→ Work instructions: Return exactly, and only, the lines from the one holding "Recreate this image" through the one holding "import * as", both included; the pictures stay out.

● ● ●

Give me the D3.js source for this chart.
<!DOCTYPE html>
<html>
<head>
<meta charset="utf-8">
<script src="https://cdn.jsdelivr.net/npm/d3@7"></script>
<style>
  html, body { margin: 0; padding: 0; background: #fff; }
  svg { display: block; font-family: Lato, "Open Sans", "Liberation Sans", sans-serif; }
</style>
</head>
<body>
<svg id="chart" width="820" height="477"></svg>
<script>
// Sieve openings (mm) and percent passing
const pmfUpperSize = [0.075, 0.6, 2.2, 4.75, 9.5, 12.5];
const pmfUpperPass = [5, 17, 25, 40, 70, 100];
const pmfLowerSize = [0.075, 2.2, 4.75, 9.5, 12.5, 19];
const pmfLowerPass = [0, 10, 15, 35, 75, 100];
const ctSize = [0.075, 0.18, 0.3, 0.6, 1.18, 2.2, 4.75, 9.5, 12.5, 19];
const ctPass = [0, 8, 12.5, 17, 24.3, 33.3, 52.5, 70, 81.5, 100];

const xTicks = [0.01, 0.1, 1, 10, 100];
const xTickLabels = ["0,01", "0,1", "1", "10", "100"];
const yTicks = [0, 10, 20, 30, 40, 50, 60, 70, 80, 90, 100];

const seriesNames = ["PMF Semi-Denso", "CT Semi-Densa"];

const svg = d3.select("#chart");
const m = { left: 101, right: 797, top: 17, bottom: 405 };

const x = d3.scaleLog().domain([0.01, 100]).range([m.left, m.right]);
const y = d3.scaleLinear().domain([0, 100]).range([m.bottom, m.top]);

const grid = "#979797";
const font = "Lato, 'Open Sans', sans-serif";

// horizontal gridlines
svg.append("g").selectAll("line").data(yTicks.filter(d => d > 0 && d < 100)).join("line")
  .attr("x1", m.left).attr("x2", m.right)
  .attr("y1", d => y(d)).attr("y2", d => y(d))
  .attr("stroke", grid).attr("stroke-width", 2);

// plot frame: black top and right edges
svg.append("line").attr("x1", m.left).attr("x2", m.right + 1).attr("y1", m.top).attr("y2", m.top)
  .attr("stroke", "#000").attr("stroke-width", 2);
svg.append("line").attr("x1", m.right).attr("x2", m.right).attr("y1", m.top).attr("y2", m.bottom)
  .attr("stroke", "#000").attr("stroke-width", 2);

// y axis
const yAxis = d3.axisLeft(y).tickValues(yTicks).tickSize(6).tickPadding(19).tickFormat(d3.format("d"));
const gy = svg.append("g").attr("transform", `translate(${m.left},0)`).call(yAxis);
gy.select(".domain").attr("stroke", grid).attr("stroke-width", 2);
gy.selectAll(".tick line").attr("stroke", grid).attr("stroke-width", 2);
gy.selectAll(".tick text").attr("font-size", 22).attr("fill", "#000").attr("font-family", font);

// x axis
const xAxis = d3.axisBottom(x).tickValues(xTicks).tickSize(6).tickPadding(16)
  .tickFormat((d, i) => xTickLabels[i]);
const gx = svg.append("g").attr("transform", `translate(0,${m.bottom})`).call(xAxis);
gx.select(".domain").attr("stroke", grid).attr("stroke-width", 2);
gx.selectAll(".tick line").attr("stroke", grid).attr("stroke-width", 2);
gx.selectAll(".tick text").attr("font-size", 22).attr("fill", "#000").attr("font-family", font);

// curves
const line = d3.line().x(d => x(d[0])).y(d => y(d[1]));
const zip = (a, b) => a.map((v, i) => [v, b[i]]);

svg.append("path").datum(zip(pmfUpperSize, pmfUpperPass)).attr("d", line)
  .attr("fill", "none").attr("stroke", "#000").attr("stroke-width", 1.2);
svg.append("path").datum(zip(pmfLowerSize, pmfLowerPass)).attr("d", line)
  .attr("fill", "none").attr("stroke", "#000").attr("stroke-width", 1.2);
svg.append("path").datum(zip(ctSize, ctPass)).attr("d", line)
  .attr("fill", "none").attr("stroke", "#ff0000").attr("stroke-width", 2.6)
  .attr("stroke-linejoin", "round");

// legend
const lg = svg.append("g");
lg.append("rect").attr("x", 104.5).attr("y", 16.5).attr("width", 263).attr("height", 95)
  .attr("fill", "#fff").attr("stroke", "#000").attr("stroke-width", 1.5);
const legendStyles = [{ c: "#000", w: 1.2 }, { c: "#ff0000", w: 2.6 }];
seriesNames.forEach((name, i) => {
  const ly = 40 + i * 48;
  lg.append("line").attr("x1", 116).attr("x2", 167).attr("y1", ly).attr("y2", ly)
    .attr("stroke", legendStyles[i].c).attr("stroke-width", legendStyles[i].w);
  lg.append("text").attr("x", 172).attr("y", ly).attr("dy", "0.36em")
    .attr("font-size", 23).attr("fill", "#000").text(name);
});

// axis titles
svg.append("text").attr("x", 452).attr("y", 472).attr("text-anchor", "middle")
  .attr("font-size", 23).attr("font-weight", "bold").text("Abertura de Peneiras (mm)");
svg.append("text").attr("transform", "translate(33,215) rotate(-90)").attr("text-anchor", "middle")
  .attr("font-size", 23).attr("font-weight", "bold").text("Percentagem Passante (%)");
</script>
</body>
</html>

● ● ●

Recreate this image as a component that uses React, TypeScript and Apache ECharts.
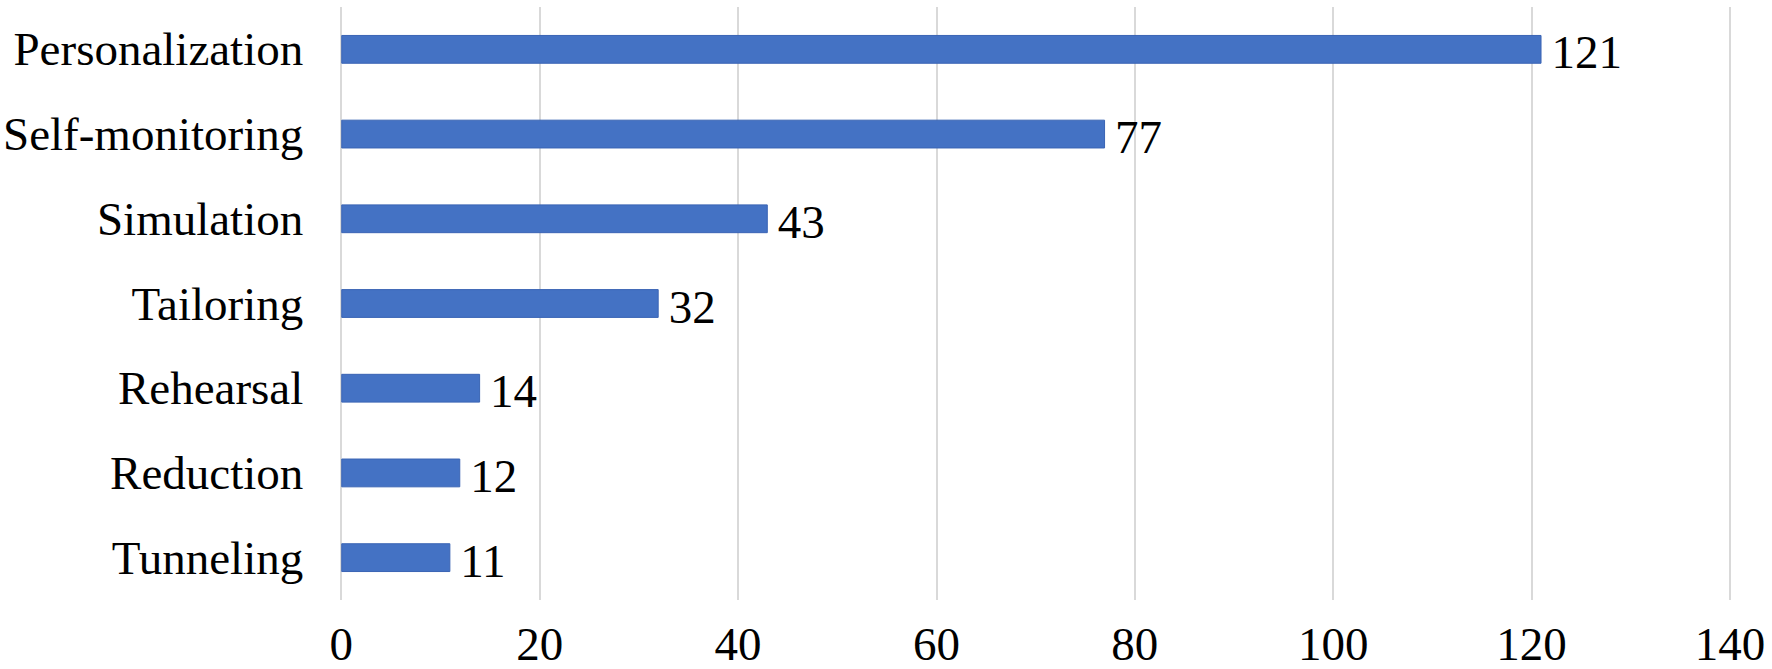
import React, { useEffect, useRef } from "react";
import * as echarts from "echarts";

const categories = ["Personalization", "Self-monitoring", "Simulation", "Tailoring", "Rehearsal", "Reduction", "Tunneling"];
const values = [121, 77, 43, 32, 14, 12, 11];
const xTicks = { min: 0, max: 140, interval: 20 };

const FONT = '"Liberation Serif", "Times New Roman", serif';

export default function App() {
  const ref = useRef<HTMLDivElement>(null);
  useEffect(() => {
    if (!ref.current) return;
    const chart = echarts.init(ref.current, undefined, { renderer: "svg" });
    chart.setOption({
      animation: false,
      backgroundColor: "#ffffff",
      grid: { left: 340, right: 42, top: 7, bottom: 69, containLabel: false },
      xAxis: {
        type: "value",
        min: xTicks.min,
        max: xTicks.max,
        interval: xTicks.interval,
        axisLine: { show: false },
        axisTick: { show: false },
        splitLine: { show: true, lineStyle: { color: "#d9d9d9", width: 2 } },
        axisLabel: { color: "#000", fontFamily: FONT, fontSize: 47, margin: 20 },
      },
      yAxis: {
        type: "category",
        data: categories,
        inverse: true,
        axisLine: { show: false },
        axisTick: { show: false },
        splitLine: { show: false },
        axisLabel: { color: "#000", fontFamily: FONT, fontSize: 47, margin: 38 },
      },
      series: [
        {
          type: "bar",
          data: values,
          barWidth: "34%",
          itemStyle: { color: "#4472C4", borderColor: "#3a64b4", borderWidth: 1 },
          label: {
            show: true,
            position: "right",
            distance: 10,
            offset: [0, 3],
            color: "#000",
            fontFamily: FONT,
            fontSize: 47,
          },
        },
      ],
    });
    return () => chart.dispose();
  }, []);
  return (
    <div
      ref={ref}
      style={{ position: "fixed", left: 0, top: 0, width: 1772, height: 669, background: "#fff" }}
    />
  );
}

● ● ●

→ Answer to this problem:
Recreate this image as a component that uses React, TypeScript and Apache ECharts.
import React, { useEffect, useRef } from "react";
import * as echarts from "echarts";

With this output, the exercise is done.